Take the lines from the head of the listing through the one bearing "bar_colors = ['#C0504D', '#4F81BD', '#9BBB59']" and copy them exactly, leaving every picture out.
--- INPUT DATA ---
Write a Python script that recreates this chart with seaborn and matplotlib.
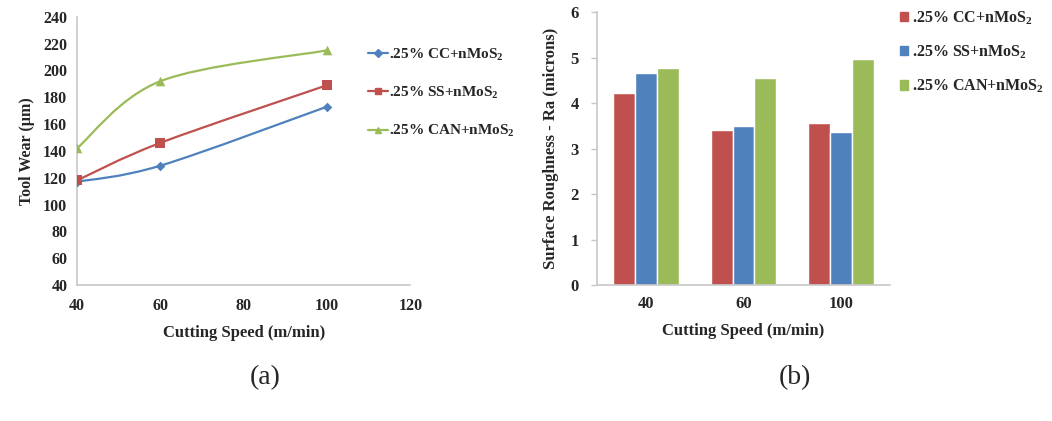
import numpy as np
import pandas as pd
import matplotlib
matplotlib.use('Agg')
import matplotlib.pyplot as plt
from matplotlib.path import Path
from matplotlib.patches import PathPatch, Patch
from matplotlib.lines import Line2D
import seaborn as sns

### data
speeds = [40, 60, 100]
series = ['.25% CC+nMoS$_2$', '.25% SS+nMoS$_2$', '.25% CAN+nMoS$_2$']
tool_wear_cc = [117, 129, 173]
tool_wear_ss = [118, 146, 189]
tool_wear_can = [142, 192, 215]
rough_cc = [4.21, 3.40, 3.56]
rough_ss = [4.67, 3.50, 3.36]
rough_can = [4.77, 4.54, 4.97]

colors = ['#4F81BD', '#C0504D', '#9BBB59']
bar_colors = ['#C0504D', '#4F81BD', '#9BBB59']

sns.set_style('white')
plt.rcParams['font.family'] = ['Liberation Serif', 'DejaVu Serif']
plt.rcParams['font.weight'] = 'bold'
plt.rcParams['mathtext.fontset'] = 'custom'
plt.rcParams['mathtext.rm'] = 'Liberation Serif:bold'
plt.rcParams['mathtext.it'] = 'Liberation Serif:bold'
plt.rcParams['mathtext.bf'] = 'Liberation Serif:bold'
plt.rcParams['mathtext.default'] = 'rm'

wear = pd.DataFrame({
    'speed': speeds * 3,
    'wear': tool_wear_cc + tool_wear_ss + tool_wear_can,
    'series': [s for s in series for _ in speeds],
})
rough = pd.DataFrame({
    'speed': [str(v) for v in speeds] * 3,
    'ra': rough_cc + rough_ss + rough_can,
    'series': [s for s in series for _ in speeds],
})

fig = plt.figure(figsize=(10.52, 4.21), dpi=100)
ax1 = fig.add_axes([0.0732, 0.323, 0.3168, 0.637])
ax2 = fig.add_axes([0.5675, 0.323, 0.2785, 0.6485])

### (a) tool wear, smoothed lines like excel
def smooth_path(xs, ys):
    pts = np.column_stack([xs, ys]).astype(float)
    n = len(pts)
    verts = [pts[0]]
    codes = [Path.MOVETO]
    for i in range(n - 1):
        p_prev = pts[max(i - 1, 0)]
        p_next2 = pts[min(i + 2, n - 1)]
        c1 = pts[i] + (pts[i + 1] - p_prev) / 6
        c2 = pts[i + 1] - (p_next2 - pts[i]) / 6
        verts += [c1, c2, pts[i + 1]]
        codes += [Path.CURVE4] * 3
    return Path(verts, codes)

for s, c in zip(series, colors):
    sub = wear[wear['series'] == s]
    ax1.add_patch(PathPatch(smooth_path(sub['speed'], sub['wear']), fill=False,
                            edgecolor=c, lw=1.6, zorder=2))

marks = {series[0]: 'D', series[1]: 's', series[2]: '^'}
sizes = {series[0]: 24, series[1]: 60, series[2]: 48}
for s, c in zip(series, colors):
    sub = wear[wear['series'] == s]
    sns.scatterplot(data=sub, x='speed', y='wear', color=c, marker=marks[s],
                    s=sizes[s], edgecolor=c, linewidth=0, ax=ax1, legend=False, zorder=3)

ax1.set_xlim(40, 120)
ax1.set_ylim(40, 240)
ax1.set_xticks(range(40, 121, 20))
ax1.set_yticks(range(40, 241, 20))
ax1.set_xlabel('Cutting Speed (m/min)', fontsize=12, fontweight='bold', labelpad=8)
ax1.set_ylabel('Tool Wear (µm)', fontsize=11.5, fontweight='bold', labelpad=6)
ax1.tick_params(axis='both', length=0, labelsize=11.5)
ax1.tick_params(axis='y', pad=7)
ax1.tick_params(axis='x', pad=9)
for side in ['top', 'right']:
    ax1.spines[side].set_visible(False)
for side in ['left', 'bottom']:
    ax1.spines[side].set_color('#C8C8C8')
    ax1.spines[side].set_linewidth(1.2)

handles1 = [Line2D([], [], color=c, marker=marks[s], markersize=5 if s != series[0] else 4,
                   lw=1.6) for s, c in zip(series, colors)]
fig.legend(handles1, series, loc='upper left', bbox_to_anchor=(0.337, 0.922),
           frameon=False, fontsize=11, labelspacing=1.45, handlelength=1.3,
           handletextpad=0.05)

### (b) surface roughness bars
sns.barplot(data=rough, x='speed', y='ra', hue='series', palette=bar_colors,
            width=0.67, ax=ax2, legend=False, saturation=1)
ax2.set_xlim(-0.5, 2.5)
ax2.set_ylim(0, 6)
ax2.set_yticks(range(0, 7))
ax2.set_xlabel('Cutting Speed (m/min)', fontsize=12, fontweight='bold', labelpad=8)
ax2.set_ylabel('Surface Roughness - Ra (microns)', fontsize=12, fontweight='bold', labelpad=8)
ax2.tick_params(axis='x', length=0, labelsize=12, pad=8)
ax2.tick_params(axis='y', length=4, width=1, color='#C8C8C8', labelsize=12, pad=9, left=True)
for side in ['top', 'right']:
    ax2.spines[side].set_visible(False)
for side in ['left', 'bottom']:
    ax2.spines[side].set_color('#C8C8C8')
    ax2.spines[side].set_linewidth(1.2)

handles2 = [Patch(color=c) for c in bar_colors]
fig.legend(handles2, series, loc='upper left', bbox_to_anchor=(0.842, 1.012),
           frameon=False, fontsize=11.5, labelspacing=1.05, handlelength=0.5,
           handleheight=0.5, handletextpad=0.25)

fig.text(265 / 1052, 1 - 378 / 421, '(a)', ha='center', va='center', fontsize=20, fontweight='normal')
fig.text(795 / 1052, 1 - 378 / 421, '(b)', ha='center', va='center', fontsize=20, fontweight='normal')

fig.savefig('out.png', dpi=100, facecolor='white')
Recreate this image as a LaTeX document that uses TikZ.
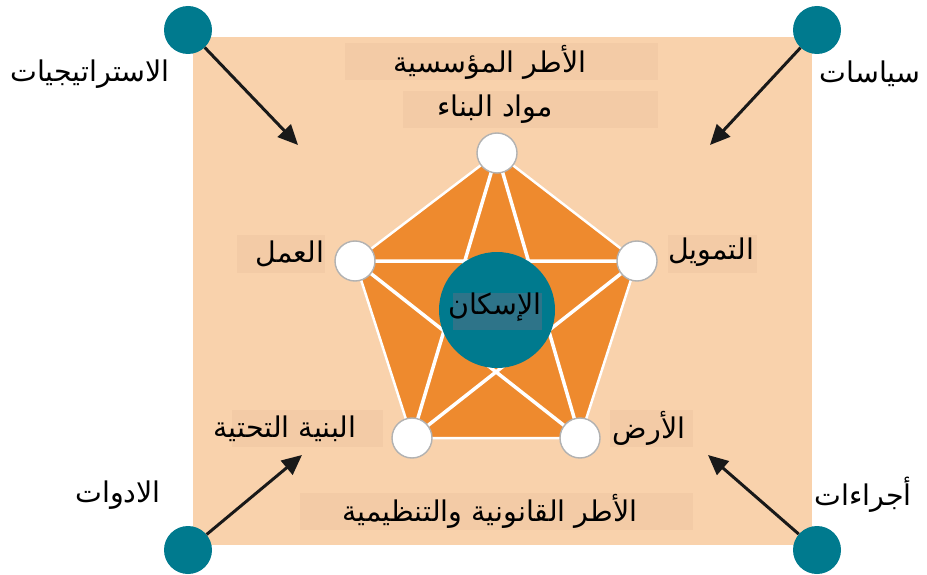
---
RESULT
Write a Python script that recreates this chart with seaborn and matplotlib.
import numpy as np
import pandas as pd
import matplotlib
matplotlib.use('Agg')
import matplotlib.pyplot as plt
from matplotlib.path import Path
from matplotlib.patches import PathPatch, Patch
from matplotlib.lines import Line2D
import seaborn as sns

### data
speeds = [40, 60, 100]
series = ['.25% CC+nMoS$_2$', '.25% SS+nMoS$_2$', '.25% CAN+nMoS$_2$']
tool_wear_cc = [117, 129, 173]
tool_wear_ss = [118, 146, 189]
tool_wear_can = [142, 192, 215]
rough_cc = [4.21, 3.40, 3.56]
rough_ss = [4.67, 3.50, 3.36]
rough_can = [4.77, 4.54, 4.97]

colors = ['#4F81BD', '#C0504D', '#9BBB59']
bar_colors = ['#C0504D', '#4F81BD', '#9BBB59']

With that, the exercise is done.